Staff verify the records received to compare the content of the electronic records to the records disposition schedule and agency documentation. Verification can involve content review using the Archival Electronic Records Inspection and Control (AERIC) utility for structured data files and text, or a combination of manual and automated review using computer tools or applications. Because of the increased scope and variety of formats designated in Bulletin 2014-04, the division established a “Tools Group” in FY 2013 that actively seeks COTS (Commercial off-the-shelf) and custom software to support review and processing.
Preservation involves staging the files for ingest to the repository, submitting files for preservation, and confirming that the files are successfully ingested and available in the digital repository. With the deployment of the Electronic Records Archives (ERA) in 2009, the division moved from a tape-based preservation paradigm support by the Archival Preservation System (APS) to ingest of an accession’s digital files to the ERA digital repository. During ingest to ERA, critical metadata is captured from the files that document the file format.
Over its 47-year history, the electronic records custodial program has received 4,317 transfers of born-digital records and completed 3,944, with 373 in the processing queue at the end of FY 2017. The total volume accessioned amounts to 400 terabytes. In FY 2017, the division received 276 new transfers and completed 247 accessions and 17 pre-accessions.

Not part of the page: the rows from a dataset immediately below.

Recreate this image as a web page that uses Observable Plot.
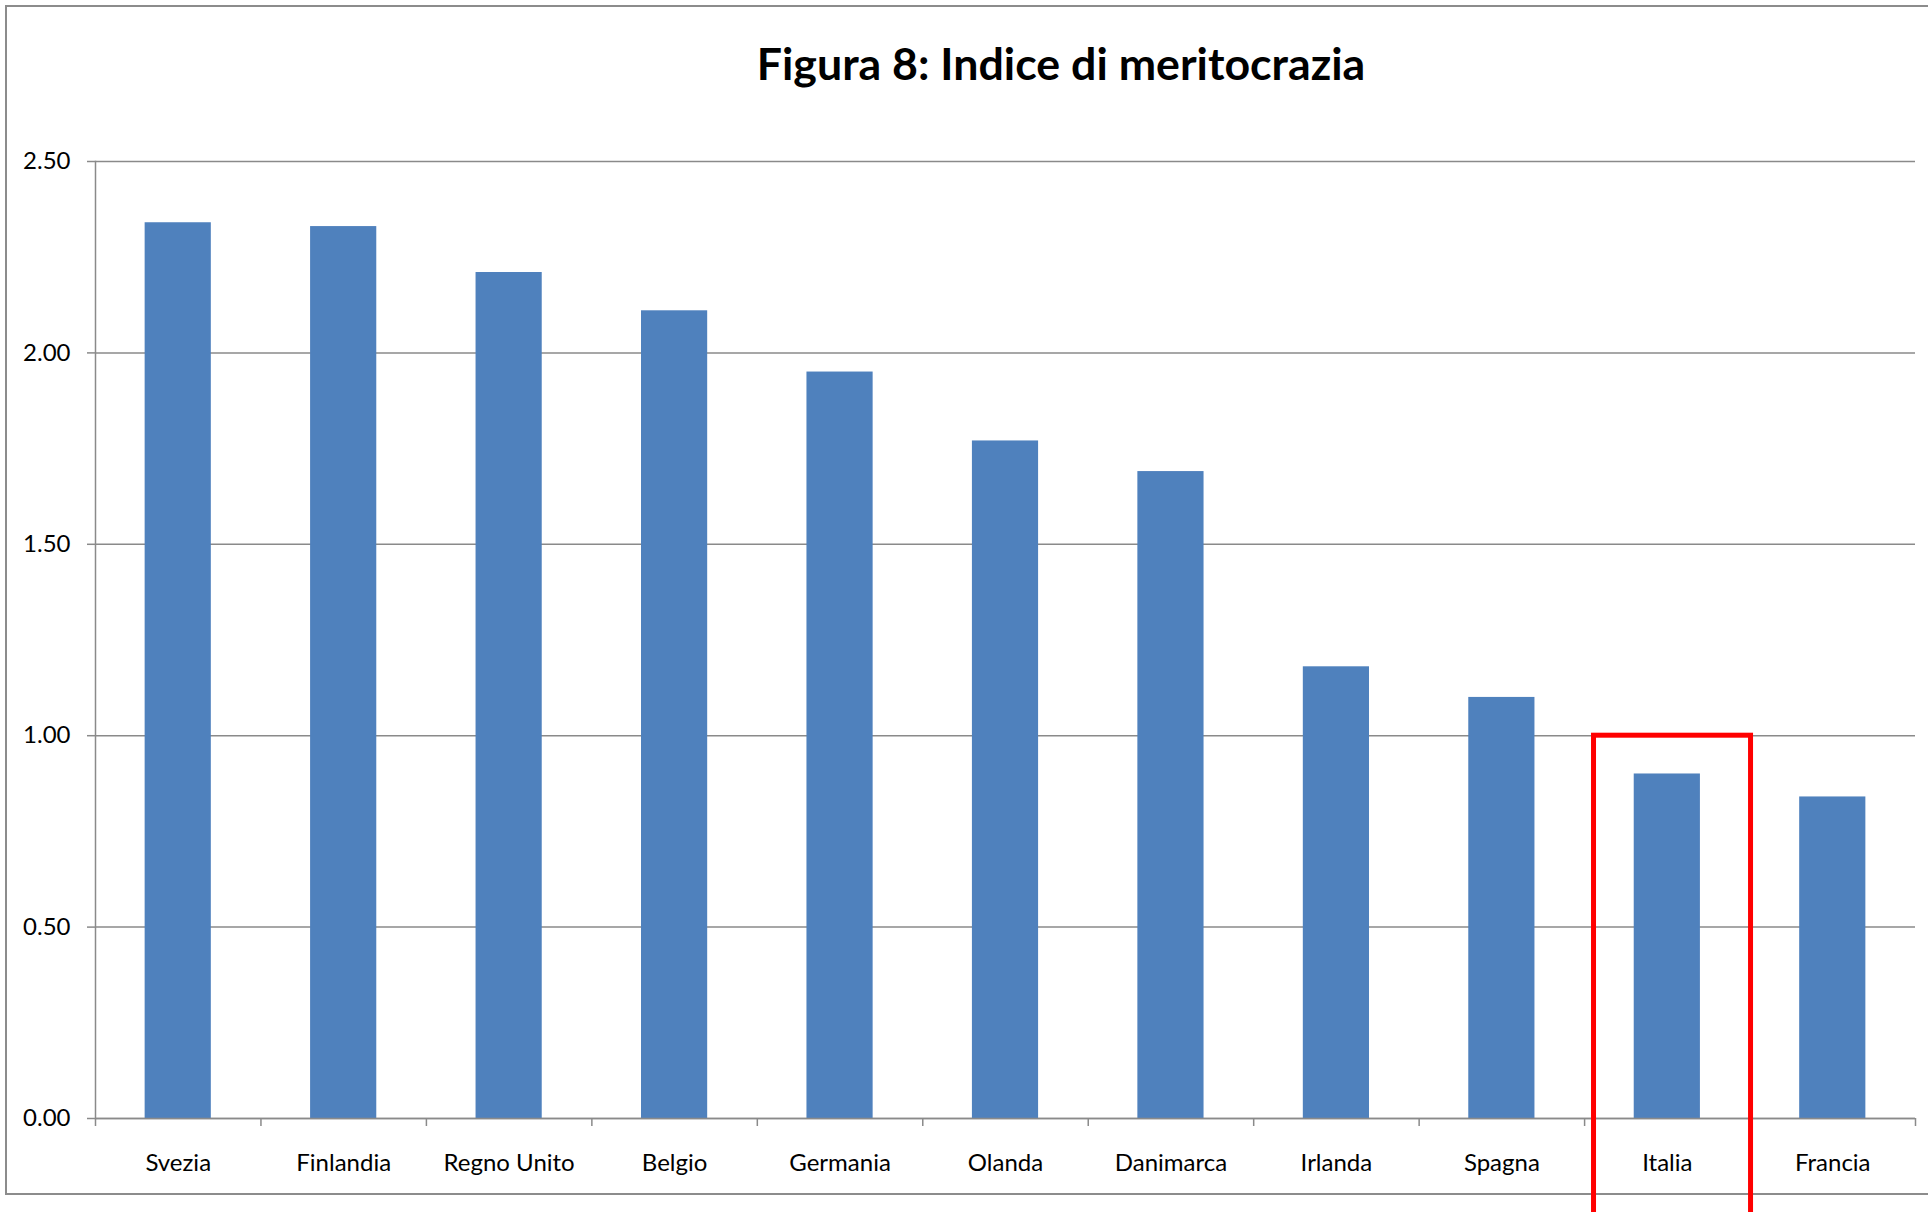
<!DOCTYPE html>
<html>
<head>
<meta charset="utf-8">
<script src="https://cdn.jsdelivr.net/npm/d3@7"></script>
<script src="https://cdn.jsdelivr.net/npm/@observablehq/plot@0.6"></script>
<style>
  html, body { margin: 0; padding: 0; background: #fff; width: 1928px; height: 1212px; overflow: hidden; }
  #wrap { position: relative; width: 1928px; height: 1212px; }
  #border { position: absolute; left: 5px; top: 5px; width: 1960px; height: 1190px; border: 2px solid #8c8c8c; box-sizing: border-box; }
  #title { position: absolute; left: 1061px; top: 41px; transform: translateX(-50%); font: bold 44.7px Lato, sans-serif; line-height: 1; white-space: nowrap; color: #000; }
  #chart { position: absolute; left: 0; top: 0; }
</style>
</head>
<body>
<div id="wrap">
  <div id="border"></div>
  <div id="title">Figura 8: Indice di meritocrazia</div>
  <div id="chart"></div>
</div>
<script>
const countries = ["Svezia", "Finlandia", "Regno Unito", "Belgio", "Germania", "Olanda", "Danimarca", "Irlanda", "Spagna", "Italia", "Francia"];
const values = [2.34, 2.33, 2.21, 2.11, 1.95, 1.77, 1.69, 1.18, 1.10, 0.90, 0.84];
const yTicks = [0, 0.5, 1, 1.5, 2, 2.5];
const highlighted = ["Italia"];

const data = countries.map((c, i) => ({country: c, value: values[i]}));

const W = 1928, H = 1212, ML = 95, MR = 13, MT = 161, MB = 94;
const step = (W - ML - MR) / countries.length;
const gray = "#8a8a8a";

const chart = Plot.plot({
  width: W,
  height: H,
  marginLeft: ML,
  marginRight: MR,
  marginTop: MT,
  marginBottom: MB,
  style: {fontFamily: "Lato, sans-serif", fontSize: "24px", color: "#000", background: "transparent"},
  x: {domain: countries, paddingInner: 0.6, paddingOuter: 0.3, round: false, label: null},
  y: {domain: [0, 2.5], label: null},
  marks: [
    Plot.gridY(yTicks, {stroke: gray, strokeOpacity: 1, strokeWidth: 1.5}),
    Plot.barY(data, {x: "country", y: "value", fill: "#4F81BD"}),
    Plot.frame({anchor: "left", stroke: gray, strokeWidth: 1.5}),
    Plot.ruleY([0], {stroke: gray, strokeWidth: 1.5}),
    Plot.axisY(yTicks, {tickFormat: d3.format(".2f"), tickSize: 8, tickPadding: 17, stroke: gray, strokeWidth: 1.5, fill: "#000", label: null}),
    Plot.axisX({tickSize: 0, tickPadding: 35, fill: "#000", label: null}),
    Plot.axisX(countries, {tickSize: 8, dx: -step / 2, tickFormat: () => "", stroke: gray, strokeWidth: 1.5, label: null}),
    Plot.axisX([countries[countries.length - 1]], {tickSize: 8, dx: step / 2, tickFormat: () => "", stroke: gray, strokeWidth: 1.5, label: null}),
    Plot.barY(highlighted, {x: d => d, y1: 1.0, y2: -0.3, fill: "none", stroke: "#FF0000", strokeWidth: 5,
      insetLeft: -0.243 * step, insetRight: -0.306 * step})
  ]
});
document.getElementById("chart").appendChild(chart);
</script>
</body>
</html>
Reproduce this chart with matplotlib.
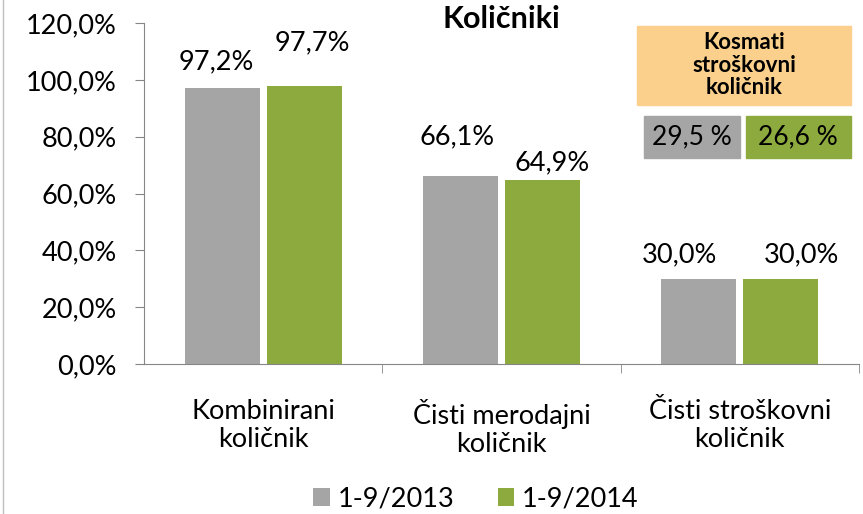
import numpy as np
import matplotlib.pyplot as plt
from matplotlib.patches import Rectangle
from matplotlib.lines import Line2D

categories = ['Kombinirani\nkoličnik', 'Čisti merodajni\nkoličnik', 'Čisti stroškovni\nkoličnik']
series_names = ['1-9/2013', '1-9/2014']
values_2013 = [97.2, 66.1, 30.0]
values_2014 = [97.7, 64.9, 30.0]
gross_cost_ratio = ['29,5 %', '26,6 %']

# label nudges in pixels (dx, dy above bar top), as placed in the original
nudge_2013 = [(-6, 26), (-3, 39), (-19, 24)]
nudge_2014 = [(8, 44), (10, 17), (21, 24)]

gray = '#A5A5A5'
green = '#8DAA3F'
orange = '#FAD08C'

plt.rcParams['font.family'] = ['Lato', 'DejaVu Sans']
fs = 19.5

fig = plt.figure(figsize=(8.63, 5.14), dpi=100)
ax = fig.add_axes([144 / 863, 150 / 514, 715 / 863, 341 / 514])

x = np.arange(len(categories))
w = 0.315
gap = 0.015
b1 = ax.bar(x - w / 2 - gap, values_2013, w, color=gray, label=series_names[0])
b2 = ax.bar(x + w / 2 + gap, values_2014, w, color=green, label=series_names[1])

for bars, vals, nudges in ((b1, values_2013, nudge_2013), (b2, values_2014, nudge_2014)):
    for b, v, (dx, dy) in zip(bars, vals, nudges):
        ax.annotate(f'{v:.1f}%'.replace('.', ','), (b.get_x() + b.get_width() / 2, v),
                    xytext=(dx, dy), textcoords='offset pixels',
                    ha='center', va='center', fontsize=fs)

ax.set_xlim(-0.5, 2.5)
ax.set_ylim(0, 120)
ax.set_yticks(np.arange(0, 121, 20))
ax.set_yticklabels([f'{t:.1f}%'.replace('.', ',') for t in np.arange(0, 121, 20)], fontsize=fs)
ax.set_xticks(x)
ax.set_xticklabels(categories, fontsize=fs, linespacing=1.15)
ax.tick_params(axis='x', length=0, pad=25)
ax.set_xticks([0.5, 1.5, 2.5], minor=True)
ax.tick_params(axis='x', which='minor', length=6.5, color='#868686')
ax.tick_params(axis='y', length=6.5, color='#868686', pad=13)
for s in ('top', 'right'):
    ax.spines[s].set_visible(False)
ax.spines['left'].set_color('#868686')
ax.spines['bottom'].set_color('#868686')

fig.text(501 / 863, 1 - 19 / 514, 'Količniki', ha='center', va='center',
         fontsize=22, fontweight='bold')

# gross cost ratio boxes
fig.patches.append(Rectangle((637 / 863, 1 - 105 / 514), 214 / 863, 79 / 514,
                             transform=fig.transFigure, color=orange))
fig.text(744 / 863, 1 - 65 / 514, 'Kosmati\nstroškovni\nkoličnik', ha='center', va='center',
         fontsize=16, fontweight='bold', linespacing=1.1)
fig.patches.append(Rectangle((644 / 863, 1 - 158 / 514), 96 / 863, 42 / 514,
                             transform=fig.transFigure, color=gray))
fig.patches.append(Rectangle((746 / 863, 1 - 158 / 514), 105 / 863, 42 / 514,
                             transform=fig.transFigure, color=green))
fig.text(692 / 863, 1 - 137 / 514, gross_cost_ratio[0], ha='center', va='center', fontsize=19)
fig.text(798 / 863, 1 - 137 / 514, gross_cost_ratio[1], ha='center', va='center', fontsize=19)

fig.legend(handles=[b1, b2], loc='center', bbox_to_anchor=(476 / 863, 1 - 499 / 514),
           ncol=2, frameon=False, fontsize=fs, handlelength=0.6, handleheight=0.6,
           handletextpad=0.3, columnspacing=1.6)

fig.lines.append(Line2D([3 / 863, 3 / 863], [0, 1], transform=fig.transFigure,
                        color='#BFBFBF', lw=1))

fig.savefig('out.png', dpi=100)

The definition of acceptable file formats for transfer and preservation also guides the Division’s work in making these records available to the public. The division uses two platforms for making its holdings available: the Access to Archival Databases (AAD) system for record-level search and retrieval from structured data and text files and the National Archives Catalog for download of full files. AAD makes accessible 66 series with 174 million records, and the Catalog holds 257 series, 117,000 files, and over 2 terabytes of accessioned records.
What Does This Mean for Preservation?
The development of guidance for agencies and the work of processing both inform and are informed by digital preservation needs. Digital preservation is most successful when it’s considered from the very beginning of the lifecycle, at the creation of the records.
The guidance that NARA provides to agencies about file formats must be in line with preservation sustainability factors for file formats—are the formats widely adopted, non-proprietary, open formats that are well documented and still supported by current software that can read them? When records are transferred, they are validated to ensure that they are uncorrupted and, if possible, meet NARA’s format guidance. During processing, NARA archivists take care to make sure the significant properties of the records are unchanged so their content can be preserved.
But preservation doesn’t end once the records are stored in NARA’s preservation repository—their condition is constantly monitored to ensure that the files remain unchanged. If issues are found, preservation actions are taken based on internal guidance documented in File Format Preservation Plans.
Formats that are appropriate for preservation will always be under review, which will in turn inform the ongoing Guidance issued for record creation and transfer and the tools used in records processing. It’s an ongoing cyclical activity to ensure that records remain accessible in the long run; all of NARA’s work is aimed at both public access and preservation.